Les subtiles indignations de John le Carré

Une Vérité si délicate de John le Carré

Parmi les grands noms du roman d'espionnage, Gérard de Villiers, disparu il y a quelques semaines à 83 ans, excellait dans la description brute et parfois même visionnaire quand il imaginait, un an avant l'opération Serval, les colonnes de 4x4 déferler sur le Nord Mali. John le Carré fascine, lui, par sa capacité de déconstruction des grands rouages géopolitiques.

 

 

 

 

Dans son dernier roman, « Une Vérité si délicate », l'ancien agent des services de renseignement britanniques devenu écrivain il y un demi-siècle, s'attaque à tellement de problématiques contemporaines que cela en devient étourdissant. Dès l'introduction – une mission commando, à Gibraltar, contre un djihadiste, menée par une équipe de forces spéciales de sa Gracieuse majesté accompagnée de mercenaires – il aiguise en quelques pages son humour féroce sur l'inexorable tendance à la privatisation de la guerre...

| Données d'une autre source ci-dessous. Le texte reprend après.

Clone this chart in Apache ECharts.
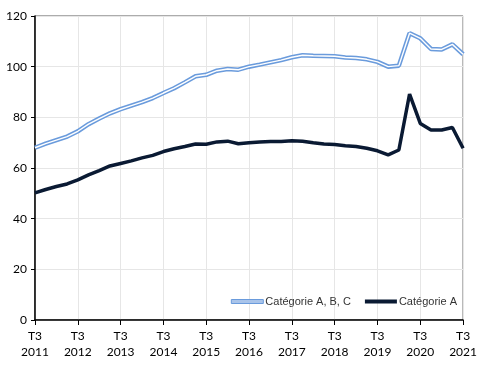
<!DOCTYPE html>
<html>
<head>
<meta charset="utf-8">
<script src="https://cdn.jsdelivr.net/npm/echarts@6/dist/echarts.min.js"></script>
<style>html,body{margin:0;padding:0;background:#fff}#c{width:480px;height:367px}</style>
</head>
<body>
<div id="c"></div>
<script>
const quarters = [];
(function(){ const q=['T3','T4','T1','T2']; let y=2011; for(let i=0;i<41;i++){ const k=q[i%4]; if(k==='T1'&&i>0) y++; quarters.push(k+' '+y);} })();

const catABC = [68.0,69.6,71.0,72.4,74.5,77.3,79.5,81.6,83.2,84.6,86.0,87.6,89.6,91.5,93.8,96.2,96.8,98.4,99.1,98.8,100.0,100.8,101.7,102.6,103.7,104.5,104.3,104.2,104.1,103.6,103.4,102.9,101.9,100.0,100.4,113.2,111.2,107.0,106.8,108.8,104.9];
const catA = [50.2,51.5,52.7,53.7,55.3,57.3,59.0,60.8,61.8,62.8,64.0,65.0,66.5,67.6,68.5,69.5,69.4,70.3,70.6,69.6,70.0,70.3,70.5,70.5,70.8,70.6,70.0,69.5,69.3,68.8,68.5,67.8,66.8,65.2,67.1,89.2,77.6,75.0,75.0,76.0,67.8];
const yTicks = [0,20,40,60,80,100,120];
const names = ['Catégorie A, B, C','Catégorie A'];

const chart = echarts.init(document.getElementById('c'), null, {renderer:'canvas'});
const tickFont = {fontFamily:'Lato', fontSize:12, color:'#000'};
chart.setOption({
  animation:false,
  grid:{left:35,right:14,top:16,bottom:47,show:true,borderColor:'#595959',borderWidth:1,backgroundColor:'transparent'},
  legend:{
    data:[{name:names[0],itemStyle:{color:'#a9c4ea',borderColor:'#6a9bdc',borderWidth:1}},{name:names[1],itemStyle:{color:'#0a1a33'}}],
    icon:'rect', itemWidth:32, itemHeight:4, itemGap:14,
    right:18, top:291,
    textStyle:{fontFamily:'Liberation Sans',fontSize:11,color:'#333',padding:[0,0,0,-3]}
  },
  xAxis:{
    type:'category', data:quarters, boundaryGap:false,
    axisLine:{lineStyle:{color:'#000',width:1.5}},
    axisTick:{interval:3,length:5,lineStyle:{color:'#000'}},
    axisLabel:Object.assign({interval:3,margin:8,lineHeight:16,formatter:v=>v.replace(' ','\n')},tickFont),
    splitLine:{show:true,interval:3,lineStyle:{color:'#e6e6e6',width:1}}
  },
  yAxis:{
    type:'value', min:yTicks[0], max:yTicks[yTicks.length-1], interval:20,
    axisLine:{show:true,lineStyle:{color:'#000',width:1.5}},
    axisTick:{show:true,length:4,lineStyle:{color:'#000'}},
    axisLabel:Object.assign({margin:8},tickFont),
    splitLine:{show:true,lineStyle:{color:'#e6e6e6',width:1}}
  },
  series:[
    {name:names[0],type:'line',data:catABC,showSymbol:false,lineStyle:{color:'#6a9bdc',width:4.5},itemStyle:{color:'#6a9bdc'},z:2},
    {name:'inner',type:'line',data:catABC,showSymbol:false,lineStyle:{color:'#ffffff',width:1.4},itemStyle:{color:'#fff'},z:3,silent:true},
    {name:names[1],type:'line',data:catA,showSymbol:false,lineStyle:{color:'#0a1a33',width:3.5},itemStyle:{color:'#0a1a33'},z:4}
  ]
});
</script>
</body>
</html>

Le tout, décrit à travers le regard aussi ahuri que circonspect d'un diplomate falot. Plongé au beau milieu de cette entourloupe en tant « qu'agent de liaison » pour un secrétaire d'Etat trop dynamique pour être honnête, le pauvre Kit Probyn n'y comprend rien. Le lecteur non plus, d'ailleurs, et toute la mécanique du récit consistera à faire jaillir, ou non, cette fameuse « vérité si délicate »... Probyn deviendra lui-même le « lanceur d'alerte », forcément inspiré par Bradley Manning ou Edward Snowden, en s'alliant à un jeune cadre du Foreign Office, tiraillé entre sa fidélité sincère à son administration et sa conscience.

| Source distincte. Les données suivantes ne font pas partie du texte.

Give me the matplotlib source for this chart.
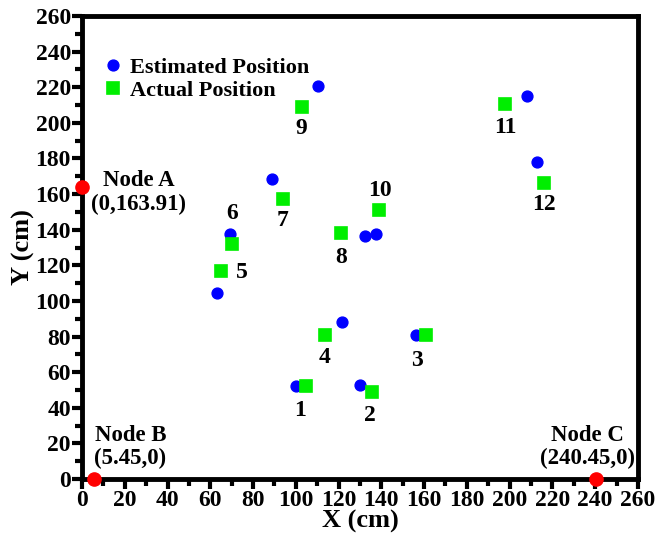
from matplotlib import pyplot as plt
from matplotlib.ticker import MultipleLocator
import numpy as np

# estimated and actual positions of nodes 1..12 (cm)
node_ids = ['1', '2', '3', '4', '5', '6', '7', '8', '9', '10', '11', '12']
est_x = [100.2, 130.0, 156.2, 121.6, 63.2, 69.0, 89.0, 132.4, 110.6, 137.6, 208.2, 213.0]
est_y = [52.1, 52.7, 80.6, 88.4, 104.5, 137.6, 168.5, 136.2, 220.6, 137.8, 214.9, 178.2]
act_x = [104.8, 135.8, 161.0, 113.6, 65.0, 70.2, 94.0, 121.0, 103.0, 138.8, 197.6, 216.2]
act_y = [52.5, 49.0, 80.8, 81.0, 117.0, 132.1, 157.2, 138.4, 208.9, 150.8, 210.3, 166.5]

# number label positions
lab_x = [102.0, 134.8, 156.6, 113.6, 75.0, 70.2, 93.6, 121.2, 102.6, 139.2, 198.2, 216.2]
lab_y = [38.5, 35.5, 66.7, 68.0, 116.0, 149.2, 145.2, 124.6, 196.8, 161.9, 197.4, 154.1]

# anchor nodes
anchor_names = ['Node A', 'Node B', 'Node C']
anchor_x = [0, 5.45, 240.45]
anchor_y = [163.91, 0, 0]
anchor_text_x = [26.4, 22.6, 236.2]
anchor_text_y = [161.0, 18.0, 18.0]


def main():
    plt.rcParams['font.family'] = ['Liberation Serif', 'DejaVu Serif']
    plt.rcParams['font.weight'] = 'bold'

    fig = plt.figure(figsize=(6.65, 5.42), dpi=100)
    ax = fig.add_axes([0.1233, 0.1162, 0.836, 0.8543])

    ax.plot(est_x, est_y, 'o', color='#0000ff', markersize=7.8,
            linestyle='none', label='Estimated Position', zorder=3)
    ax.plot(act_x, act_y, 's', color='#00ee00', markersize=8.5,
            markeredgewidth=1.2, markeredgecolor='#00ee00',
            linestyle='none', label='Actual Position', zorder=4)
    ax.plot(anchor_x, anchor_y, 'o', color='#ff0000', markersize=9.5,
            linestyle='none', clip_on=False, zorder=5)

    for name, x, y in zip(node_ids, lab_x, lab_y):
        ax.text(x, y, name, fontsize=17, fontweight='bold',
                ha='center', va='center')

    for name, ax_, ay_, tx, ty in zip(anchor_names, anchor_x, anchor_y,
                                      anchor_text_x, anchor_text_y):
        ax.text(tx, ty, f'{name}\n({ax_:g},{ay_:g})', fontsize=16.5,
                fontweight='bold', ha='center', va='center',
                linespacing=1.15)

    ax.set_xlim(0, 260)
    ax.set_ylim(0, 260)
    ax.xaxis.set_major_locator(MultipleLocator(20))
    ax.yaxis.set_major_locator(MultipleLocator(20))
    ax.xaxis.set_minor_locator(MultipleLocator(10))
    ax.yaxis.set_minor_locator(MultipleLocator(10))
    ax.tick_params(which='major', direction='out', length=7, width=3,
                   labelsize=17, pad=1)
    ax.tick_params(which='minor', direction='out', length=5, width=3)
    for lbl in ax.get_xticklabels() + ax.get_yticklabels():
        lbl.set_fontweight('bold')
    for sp in ax.spines.values():
        sp.set_linewidth(3.5)

    ax.set_xlabel('X (cm)', fontsize=19, fontweight='bold', labelpad=-1)
    ax.set_ylabel('Y (cm)', fontsize=19, fontweight='bold', labelpad=0)

    ax.legend(loc='upper left', bbox_to_anchor=(0.015, 0.935), frameon=False,
              handletextpad=0.3, borderpad=0, labelspacing=0.1,
              handlelength=1.0, prop={'weight': 'bold', 'size': 16})

    fig.savefig('out.png', dpi=100)


if __name__ == "__main__":
    main()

Le Carré en profite pour démonter le rapprochement consanguin entre armées et milices privées, enjeux d'état et intérêts particuliers, grands desseins et petites corruptions. Un pourrissement que l'auteur fait remonter au deuxième mandat de Tony Blair (cible d'un feu nourri de critiques), marqué par la guerre en Irak et les diverses trahisons à l'idéal social-démocrate qu'il était censé incarné. Moins centré sur les officines de renseignement que les autres ouvrages du vieux maître anglais, « Une Vérité si délicate » reste un témoignage précis et audacieux de la politique étrangère occidentale contemporaine.